What is required ->
Copy the material that follows word for word and omit its pictures.

# START OF Dataset excerpt

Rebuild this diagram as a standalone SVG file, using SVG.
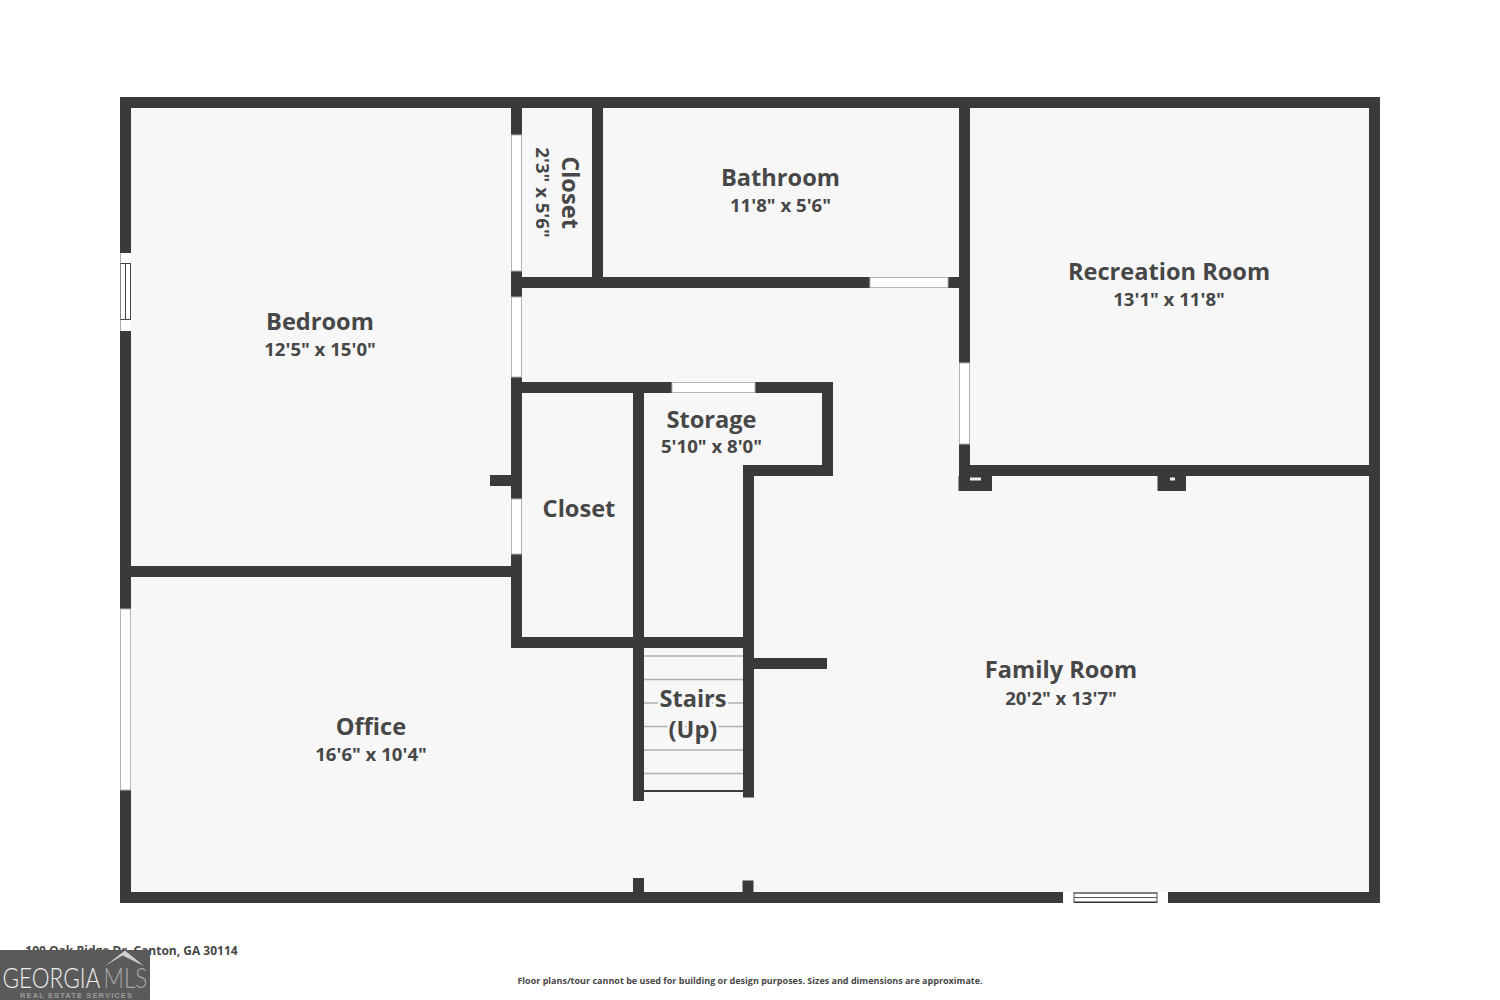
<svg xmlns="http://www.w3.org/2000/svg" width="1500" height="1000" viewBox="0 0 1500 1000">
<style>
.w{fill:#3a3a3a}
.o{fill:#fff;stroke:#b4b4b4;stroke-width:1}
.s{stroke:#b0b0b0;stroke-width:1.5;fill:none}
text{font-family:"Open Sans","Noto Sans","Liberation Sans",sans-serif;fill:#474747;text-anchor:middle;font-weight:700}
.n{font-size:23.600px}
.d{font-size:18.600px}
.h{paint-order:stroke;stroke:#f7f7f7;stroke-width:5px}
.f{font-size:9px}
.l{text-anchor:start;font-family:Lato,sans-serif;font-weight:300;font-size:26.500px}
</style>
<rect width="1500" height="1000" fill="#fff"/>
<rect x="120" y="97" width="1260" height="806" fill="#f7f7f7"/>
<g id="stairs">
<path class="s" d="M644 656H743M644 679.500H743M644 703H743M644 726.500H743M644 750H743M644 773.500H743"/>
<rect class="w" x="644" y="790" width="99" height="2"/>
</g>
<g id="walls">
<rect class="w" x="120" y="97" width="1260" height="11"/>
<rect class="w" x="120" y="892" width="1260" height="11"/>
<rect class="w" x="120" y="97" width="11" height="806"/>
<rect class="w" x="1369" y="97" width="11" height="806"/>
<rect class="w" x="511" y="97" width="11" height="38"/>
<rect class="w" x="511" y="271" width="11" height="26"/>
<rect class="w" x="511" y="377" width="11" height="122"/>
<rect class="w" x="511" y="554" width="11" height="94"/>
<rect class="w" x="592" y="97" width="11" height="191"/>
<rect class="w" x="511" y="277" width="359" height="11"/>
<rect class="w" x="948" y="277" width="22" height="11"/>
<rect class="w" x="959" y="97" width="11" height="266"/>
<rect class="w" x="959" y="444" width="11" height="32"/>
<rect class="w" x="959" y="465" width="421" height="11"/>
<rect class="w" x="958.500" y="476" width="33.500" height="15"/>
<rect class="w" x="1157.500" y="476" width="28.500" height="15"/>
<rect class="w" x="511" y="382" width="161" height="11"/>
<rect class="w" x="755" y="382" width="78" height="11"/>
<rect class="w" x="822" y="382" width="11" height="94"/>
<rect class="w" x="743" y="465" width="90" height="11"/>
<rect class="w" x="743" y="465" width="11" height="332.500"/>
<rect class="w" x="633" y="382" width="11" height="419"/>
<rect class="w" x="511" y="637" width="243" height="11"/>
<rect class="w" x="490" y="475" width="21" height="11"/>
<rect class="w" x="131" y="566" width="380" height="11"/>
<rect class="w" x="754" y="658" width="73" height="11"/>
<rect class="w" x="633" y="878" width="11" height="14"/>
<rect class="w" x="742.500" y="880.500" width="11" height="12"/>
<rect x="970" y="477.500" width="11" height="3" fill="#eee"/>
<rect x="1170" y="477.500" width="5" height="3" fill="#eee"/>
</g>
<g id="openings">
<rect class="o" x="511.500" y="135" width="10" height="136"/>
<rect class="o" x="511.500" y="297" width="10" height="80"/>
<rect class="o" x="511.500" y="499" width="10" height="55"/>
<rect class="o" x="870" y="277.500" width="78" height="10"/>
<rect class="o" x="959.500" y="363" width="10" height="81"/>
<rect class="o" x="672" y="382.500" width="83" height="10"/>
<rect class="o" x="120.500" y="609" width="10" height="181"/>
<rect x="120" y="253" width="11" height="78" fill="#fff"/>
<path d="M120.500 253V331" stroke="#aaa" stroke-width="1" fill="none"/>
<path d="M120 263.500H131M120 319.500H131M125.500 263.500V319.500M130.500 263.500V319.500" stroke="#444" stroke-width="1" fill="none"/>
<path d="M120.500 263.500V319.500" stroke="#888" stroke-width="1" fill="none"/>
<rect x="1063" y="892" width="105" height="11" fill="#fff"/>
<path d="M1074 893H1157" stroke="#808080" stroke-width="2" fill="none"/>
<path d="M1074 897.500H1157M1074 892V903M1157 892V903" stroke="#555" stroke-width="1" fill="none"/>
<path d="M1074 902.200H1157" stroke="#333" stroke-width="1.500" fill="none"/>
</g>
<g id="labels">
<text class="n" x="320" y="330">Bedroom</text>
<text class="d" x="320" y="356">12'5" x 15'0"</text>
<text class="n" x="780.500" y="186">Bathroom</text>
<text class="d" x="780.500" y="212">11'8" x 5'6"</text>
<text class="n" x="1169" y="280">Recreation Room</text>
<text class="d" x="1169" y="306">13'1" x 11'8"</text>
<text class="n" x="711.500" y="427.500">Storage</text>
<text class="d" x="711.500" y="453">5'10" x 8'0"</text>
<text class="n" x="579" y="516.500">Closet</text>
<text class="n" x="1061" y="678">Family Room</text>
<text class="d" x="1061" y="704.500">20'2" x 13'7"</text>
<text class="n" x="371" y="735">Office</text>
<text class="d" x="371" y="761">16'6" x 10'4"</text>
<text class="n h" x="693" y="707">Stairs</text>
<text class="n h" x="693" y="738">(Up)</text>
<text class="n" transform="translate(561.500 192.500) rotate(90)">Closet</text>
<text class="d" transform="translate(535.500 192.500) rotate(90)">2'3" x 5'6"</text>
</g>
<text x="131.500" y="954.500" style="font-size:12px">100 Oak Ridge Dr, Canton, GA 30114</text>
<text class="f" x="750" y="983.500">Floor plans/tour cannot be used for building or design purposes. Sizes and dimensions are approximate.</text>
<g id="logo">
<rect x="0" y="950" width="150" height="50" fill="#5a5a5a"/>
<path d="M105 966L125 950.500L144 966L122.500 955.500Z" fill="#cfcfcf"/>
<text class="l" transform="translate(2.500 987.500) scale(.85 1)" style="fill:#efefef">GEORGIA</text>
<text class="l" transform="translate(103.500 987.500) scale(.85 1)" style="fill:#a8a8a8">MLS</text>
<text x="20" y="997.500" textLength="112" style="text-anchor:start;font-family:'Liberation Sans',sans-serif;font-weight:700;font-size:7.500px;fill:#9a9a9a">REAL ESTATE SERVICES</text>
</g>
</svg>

# END OF Dataset excerpt

Output for this task ->
Rebuild this diagram as a standalone SVG file, using SVG.
<svg xmlns="http://www.w3.org/2000/svg" width="1500" height="1000" viewBox="0 0 1500 1000">
<style>
.w{fill:#3a3a3a}
.o{fill:#fff;stroke:#b4b4b4;stroke-width:1}
.s{stroke:#b0b0b0;stroke-width:1.5;fill:none}
text{font-family:"Open Sans","Noto Sans","Liberation Sans",sans-serif;fill:#474747;text-anchor:middle;font-weight:700}
.n{font-size:23.600px}
.d{font-size:18.600px}
.h{paint-order:stroke;stroke:#f7f7f7;stroke-width:5px}
.f{font-size:9px}
.l{text-anchor:start;font-family:Lato,sans-serif;font-weight:300;font-size:26.500px}
</style>
<rect width="1500" height="1000" fill="#fff"/>
<rect x="120" y="97" width="1260" height="806" fill="#f7f7f7"/>
<g id="stairs">
<path class="s" d="M644 656H743M644 679.500H743M644 703H743M644 726.500H743M644 750H743M644 773.500H743"/>
<rect class="w" x="644" y="790" width="99" height="2"/>
</g>
<g id="walls">
<rect class="w" x="120" y="97" width="1260" height="11"/>
<rect class="w" x="120" y="892" width="1260" height="11"/>
<rect class="w" x="120" y="97" width="11" height="806"/>
<rect class="w" x="1369" y="97" width="11" height="806"/>
<rect class="w" x="511" y="97" width="11" height="38"/>
<rect class="w" x="511" y="271" width="11" height="26"/>
<rect class="w" x="511" y="377" width="11" height="122"/>
<rect class="w" x="511" y="554" width="11" height="94"/>
<rect class="w" x="592" y="97" width="11" height="191"/>
<rect class="w" x="511" y="277" width="359" height="11"/>
<rect class="w" x="948" y="277" width="22" height="11"/>
<rect class="w" x="959" y="97" width="11" height="266"/>
<rect class="w" x="959" y="444" width="11" height="32"/>
<rect class="w" x="959" y="465" width="421" height="11"/>
<rect class="w" x="958.500" y="476" width="33.500" height="15"/>
<rect class="w" x="1157.500" y="476" width="28.500" height="15"/>
<rect class="w" x="511" y="382" width="161" height="11"/>
<rect class="w" x="755" y="382" width="78" height="11"/>
<rect class="w" x="822" y="382" width="11" height="94"/>
<rect class="w" x="743" y="465" width="90" height="11"/>
<rect class="w" x="743" y="465" width="11" height="332.500"/>
<rect class="w" x="633" y="382" width="11" height="419"/>
<rect class="w" x="511" y="637" width="243" height="11"/>
<rect class="w" x="490" y="475" width="21" height="11"/>
<rect class="w" x="131" y="566" width="380" height="11"/>
<rect class="w" x="754" y="658" width="73" height="11"/>
<rect class="w" x="633" y="878" width="11" height="14"/>
<rect class="w" x="742.500" y="880.500" width="11" height="12"/>
<rect x="970" y="477.500" width="11" height="3" fill="#eee"/>
<rect x="1170" y="477.500" width="5" height="3" fill="#eee"/>
</g>
<g id="openings">
<rect class="o" x="511.500" y="135" width="10" height="136"/>
<rect class="o" x="511.500" y="297" width="10" height="80"/>
<rect class="o" x="511.500" y="499" width="10" height="55"/>
<rect class="o" x="870" y="277.500" width="78" height="10"/>
<rect class="o" x="959.500" y="363" width="10" height="81"/>
<rect class="o" x="672" y="382.500" width="83" height="10"/>
<rect class="o" x="120.500" y="609" width="10" height="181"/>
<rect x="120" y="253" width="11" height="78" fill="#fff"/>
<path d="M120.500 253V331" stroke="#aaa" stroke-width="1" fill="none"/>
<path d="M120 263.500H131M120 319.500H131M125.500 263.500V319.500M130.500 263.500V319.500" stroke="#444" stroke-width="1" fill="none"/>
<path d="M120.500 263.500V319.500" stroke="#888" stroke-width="1" fill="none"/>
<rect x="1063" y="892" width="105" height="11" fill="#fff"/>
<path d="M1074 893H1157" stroke="#808080" stroke-width="2" fill="none"/>
<path d="M1074 897.500H1157M1074 892V903M1157 892V903" stroke="#555" stroke-width="1" fill="none"/>
<path d="M1074 902.200H1157" stroke="#333" stroke-width="1.500" fill="none"/>
</g>
<g id="labels">
<text class="n" x="320" y="330">Bedroom</text>
<text class="d" x="320" y="356">12'5" x 15'0"</text>
<text class="n" x="780.500" y="186">Bathroom</text>
<text class="d" x="780.500" y="212">11'8" x 5'6"</text>
<text class="n" x="1169" y="280">Recreation Room</text>
<text class="d" x="1169" y="306">13'1" x 11'8"</text>
<text class="n" x="711.500" y="427.500">Storage</text>
<text class="d" x="711.500" y="453">5'10" x 8'0"</text>
<text class="n" x="579" y="516.500">Closet</text>
<text class="n" x="1061" y="678">Family Room</text>
<text class="d" x="1061" y="704.500">20'2" x 13'7"</text>
<text class="n" x="371" y="735">Office</text>
<text class="d" x="371" y="761">16'6" x 10'4"</text>
<text class="n h" x="693" y="707">Stairs</text>
<text class="n h" x="693" y="738">(Up)</text>
<text class="n" transform="translate(561.500 192.500) rotate(90)">Closet</text>
<text class="d" transform="translate(535.500 192.500) rotate(90)">2'3" x 5'6"</text>
</g>
<text x="131.500" y="954.500" style="font-size:12px">100 Oak Ridge Dr, Canton, GA 30114</text>
<text class="f" x="750" y="983.500">Floor plans/tour cannot be used for building or design purposes. Sizes and dimensions are approximate.</text>
<g id="logo">
<rect x="0" y="950" width="150" height="50" fill="#5a5a5a"/>
<path d="M105 966L125 950.500L144 966L122.500 955.500Z" fill="#cfcfcf"/>
<text class="l" transform="translate(2.500 987.500) scale(.85 1)" style="fill:#efefef">GEORGIA</text>
<text class="l" transform="translate(103.500 987.500) scale(.85 1)" style="fill:#a8a8a8">MLS</text>
<text x="20" y="997.500" textLength="112" style="text-anchor:start;font-family:'Liberation Sans',sans-serif;font-weight:700;font-size:7.500px;fill:#9a9a9a">REAL ESTATE SERVICES</text>
</g>
</svg>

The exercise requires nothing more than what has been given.